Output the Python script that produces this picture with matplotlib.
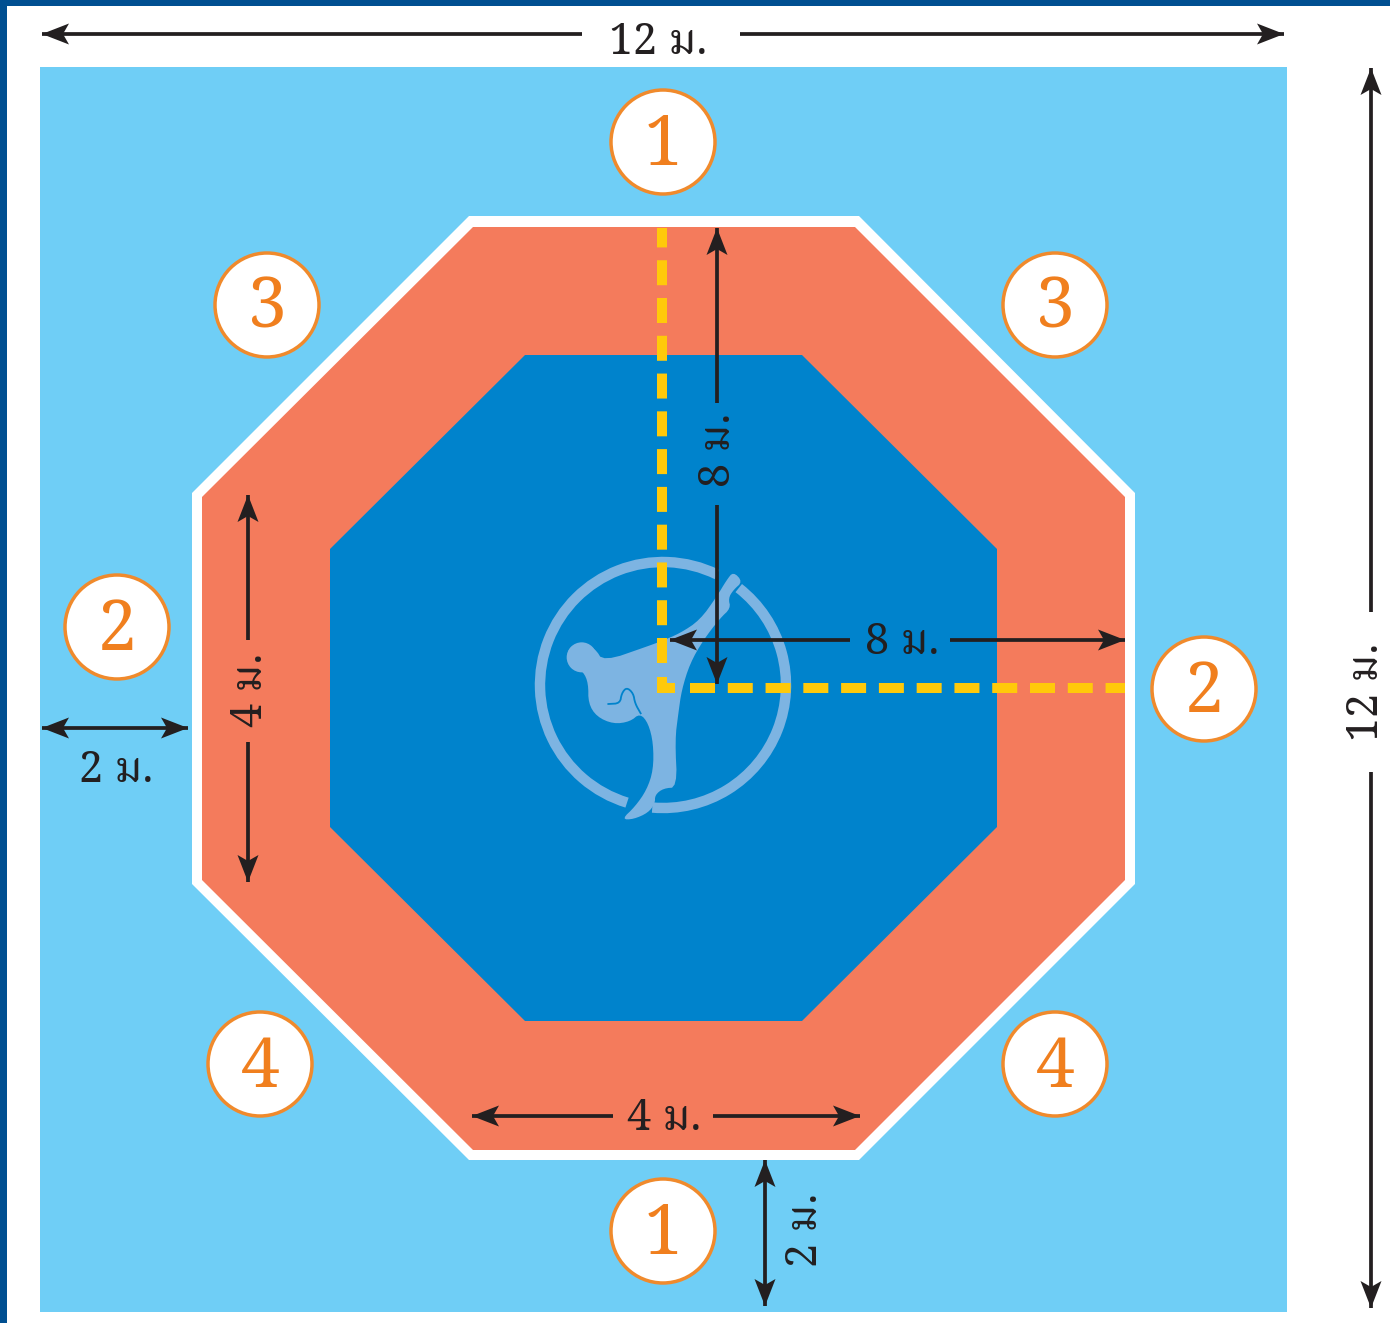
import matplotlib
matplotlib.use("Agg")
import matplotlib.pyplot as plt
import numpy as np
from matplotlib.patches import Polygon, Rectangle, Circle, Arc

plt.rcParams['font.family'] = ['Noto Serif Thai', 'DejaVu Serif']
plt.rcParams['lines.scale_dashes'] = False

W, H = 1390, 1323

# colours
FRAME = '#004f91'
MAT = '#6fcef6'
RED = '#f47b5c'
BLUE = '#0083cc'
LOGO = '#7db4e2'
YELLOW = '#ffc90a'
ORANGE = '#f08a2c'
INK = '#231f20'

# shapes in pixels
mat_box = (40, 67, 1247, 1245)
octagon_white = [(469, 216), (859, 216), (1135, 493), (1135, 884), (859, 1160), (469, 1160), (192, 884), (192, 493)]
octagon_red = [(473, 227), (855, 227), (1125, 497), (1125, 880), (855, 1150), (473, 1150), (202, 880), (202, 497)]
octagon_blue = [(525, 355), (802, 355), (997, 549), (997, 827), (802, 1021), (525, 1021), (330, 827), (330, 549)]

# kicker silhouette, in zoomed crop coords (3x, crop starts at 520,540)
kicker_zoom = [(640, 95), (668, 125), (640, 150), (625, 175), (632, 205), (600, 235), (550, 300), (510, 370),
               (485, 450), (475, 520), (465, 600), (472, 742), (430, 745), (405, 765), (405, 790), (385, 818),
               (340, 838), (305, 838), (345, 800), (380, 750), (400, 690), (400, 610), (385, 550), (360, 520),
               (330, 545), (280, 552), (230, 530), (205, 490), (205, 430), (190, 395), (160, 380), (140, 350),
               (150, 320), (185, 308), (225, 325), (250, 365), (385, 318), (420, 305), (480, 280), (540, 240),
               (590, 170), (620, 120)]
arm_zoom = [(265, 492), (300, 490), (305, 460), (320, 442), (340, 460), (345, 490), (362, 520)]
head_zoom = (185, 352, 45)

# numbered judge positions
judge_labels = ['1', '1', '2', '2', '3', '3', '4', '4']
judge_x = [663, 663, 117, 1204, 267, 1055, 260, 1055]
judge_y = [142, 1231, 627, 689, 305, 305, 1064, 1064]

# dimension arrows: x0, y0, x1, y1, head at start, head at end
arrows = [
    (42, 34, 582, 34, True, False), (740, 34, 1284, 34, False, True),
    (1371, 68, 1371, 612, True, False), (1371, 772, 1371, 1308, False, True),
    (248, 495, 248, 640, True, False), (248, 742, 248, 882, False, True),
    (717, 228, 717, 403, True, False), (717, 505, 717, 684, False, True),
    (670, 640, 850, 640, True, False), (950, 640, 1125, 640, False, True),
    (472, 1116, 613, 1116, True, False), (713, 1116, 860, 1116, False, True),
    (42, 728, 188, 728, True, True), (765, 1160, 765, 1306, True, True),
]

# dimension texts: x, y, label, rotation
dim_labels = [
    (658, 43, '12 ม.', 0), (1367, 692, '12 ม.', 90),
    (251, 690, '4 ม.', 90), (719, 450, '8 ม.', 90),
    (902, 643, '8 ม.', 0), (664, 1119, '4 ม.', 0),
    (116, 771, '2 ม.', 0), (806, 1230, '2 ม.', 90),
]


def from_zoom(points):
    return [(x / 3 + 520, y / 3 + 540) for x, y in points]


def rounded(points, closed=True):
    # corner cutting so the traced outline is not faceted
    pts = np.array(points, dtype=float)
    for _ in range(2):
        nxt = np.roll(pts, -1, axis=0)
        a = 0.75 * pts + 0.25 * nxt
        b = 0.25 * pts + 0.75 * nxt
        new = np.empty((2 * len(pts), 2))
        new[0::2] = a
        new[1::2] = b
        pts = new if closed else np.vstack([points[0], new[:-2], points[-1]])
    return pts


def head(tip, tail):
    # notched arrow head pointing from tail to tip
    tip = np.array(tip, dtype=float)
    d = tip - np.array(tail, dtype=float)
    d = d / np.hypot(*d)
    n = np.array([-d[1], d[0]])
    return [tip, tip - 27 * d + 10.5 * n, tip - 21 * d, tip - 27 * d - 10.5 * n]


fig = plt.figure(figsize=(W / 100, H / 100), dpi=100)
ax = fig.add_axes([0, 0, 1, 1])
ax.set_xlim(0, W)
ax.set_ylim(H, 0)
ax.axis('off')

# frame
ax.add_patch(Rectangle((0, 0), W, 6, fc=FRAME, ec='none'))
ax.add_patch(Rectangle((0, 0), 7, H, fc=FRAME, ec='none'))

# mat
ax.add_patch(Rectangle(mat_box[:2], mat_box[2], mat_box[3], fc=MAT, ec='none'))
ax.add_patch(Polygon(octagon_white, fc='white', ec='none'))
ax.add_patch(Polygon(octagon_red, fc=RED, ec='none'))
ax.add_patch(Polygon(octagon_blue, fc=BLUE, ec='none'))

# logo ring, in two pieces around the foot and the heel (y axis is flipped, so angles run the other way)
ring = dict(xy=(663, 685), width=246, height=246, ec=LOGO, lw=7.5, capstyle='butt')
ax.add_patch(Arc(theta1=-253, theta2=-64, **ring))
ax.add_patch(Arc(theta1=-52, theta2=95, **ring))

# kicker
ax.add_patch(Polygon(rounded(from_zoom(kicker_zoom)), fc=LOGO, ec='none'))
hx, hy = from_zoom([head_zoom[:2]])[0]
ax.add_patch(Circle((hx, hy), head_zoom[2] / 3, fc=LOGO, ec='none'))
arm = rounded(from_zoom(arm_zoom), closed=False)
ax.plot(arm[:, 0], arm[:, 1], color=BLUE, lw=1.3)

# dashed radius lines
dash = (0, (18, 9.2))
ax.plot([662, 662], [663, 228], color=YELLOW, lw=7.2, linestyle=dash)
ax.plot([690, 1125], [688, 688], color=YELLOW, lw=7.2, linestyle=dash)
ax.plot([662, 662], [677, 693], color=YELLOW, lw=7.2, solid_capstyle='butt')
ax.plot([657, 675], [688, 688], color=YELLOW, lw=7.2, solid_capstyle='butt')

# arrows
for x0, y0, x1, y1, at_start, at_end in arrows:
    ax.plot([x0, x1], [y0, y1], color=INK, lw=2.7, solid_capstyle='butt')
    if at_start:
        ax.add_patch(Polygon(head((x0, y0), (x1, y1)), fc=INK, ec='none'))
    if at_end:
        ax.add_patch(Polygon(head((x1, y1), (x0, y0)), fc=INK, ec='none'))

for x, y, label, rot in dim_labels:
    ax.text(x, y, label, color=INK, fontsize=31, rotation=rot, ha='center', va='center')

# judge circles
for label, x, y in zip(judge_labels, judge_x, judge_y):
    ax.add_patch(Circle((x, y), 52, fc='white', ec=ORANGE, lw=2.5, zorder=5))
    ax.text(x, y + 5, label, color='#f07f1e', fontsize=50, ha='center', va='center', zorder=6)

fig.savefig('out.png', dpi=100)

REQUEST:
Omit the pictures, then repeat exactly each line from the beginning of the listing through the line with "judge_y = [142, 1231, 627, 689, 305, 305, 1064, 1064]".

COMPLETED EXERCISE:
Output the Python script that produces this picture with matplotlib.
import matplotlib
matplotlib.use("Agg")
import matplotlib.pyplot as plt
import numpy as np
from matplotlib.patches import Polygon, Rectangle, Circle, Arc

plt.rcParams['font.family'] = ['Noto Serif Thai', 'DejaVu Serif']
plt.rcParams['lines.scale_dashes'] = False

W, H = 1390, 1323

# colours
FRAME = '#004f91'
MAT = '#6fcef6'
RED = '#f47b5c'
BLUE = '#0083cc'
LOGO = '#7db4e2'
YELLOW = '#ffc90a'
ORANGE = '#f08a2c'
INK = '#231f20'

# shapes in pixels
mat_box = (40, 67, 1247, 1245)
octagon_white = [(469, 216), (859, 216), (1135, 493), (1135, 884), (859, 1160), (469, 1160), (192, 884), (192, 493)]
octagon_red = [(473, 227), (855, 227), (1125, 497), (1125, 880), (855, 1150), (473, 1150), (202, 880), (202, 497)]
octagon_blue = [(525, 355), (802, 355), (997, 549), (997, 827), (802, 1021), (525, 1021), (330, 827), (330, 549)]

# kicker silhouette, in zoomed crop coords (3x, crop starts at 520,540)
kicker_zoom = [(640, 95), (668, 125), (640, 150), (625, 175), (632, 205), (600, 235), (550, 300), (510, 370),
               (485, 450), (475, 520), (465, 600), (472, 742), (430, 745), (405, 765), (405, 790), (385, 818),
               (340, 838), (305, 838), (345, 800), (380, 750), (400, 690), (400, 610), (385, 550), (360, 520),
               (330, 545), (280, 552), (230, 530), (205, 490), (205, 430), (190, 395), (160, 380), (140, 350),
               (150, 320), (185, 308), (225, 325), (250, 365), (385, 318), (420, 305), (480, 280), (540, 240),
               (590, 170), (620, 120)]
arm_zoom = [(265, 492), (300, 490), (305, 460), (320, 442), (340, 460), (345, 490), (362, 520)]
head_zoom = (185, 352, 45)

# numbered judge positions
judge_labels = ['1', '1', '2', '2', '3', '3', '4', '4']
judge_x = [663, 663, 117, 1204, 267, 1055, 260, 1055]
judge_y = [142, 1231, 627, 689, 305, 305, 1064, 1064]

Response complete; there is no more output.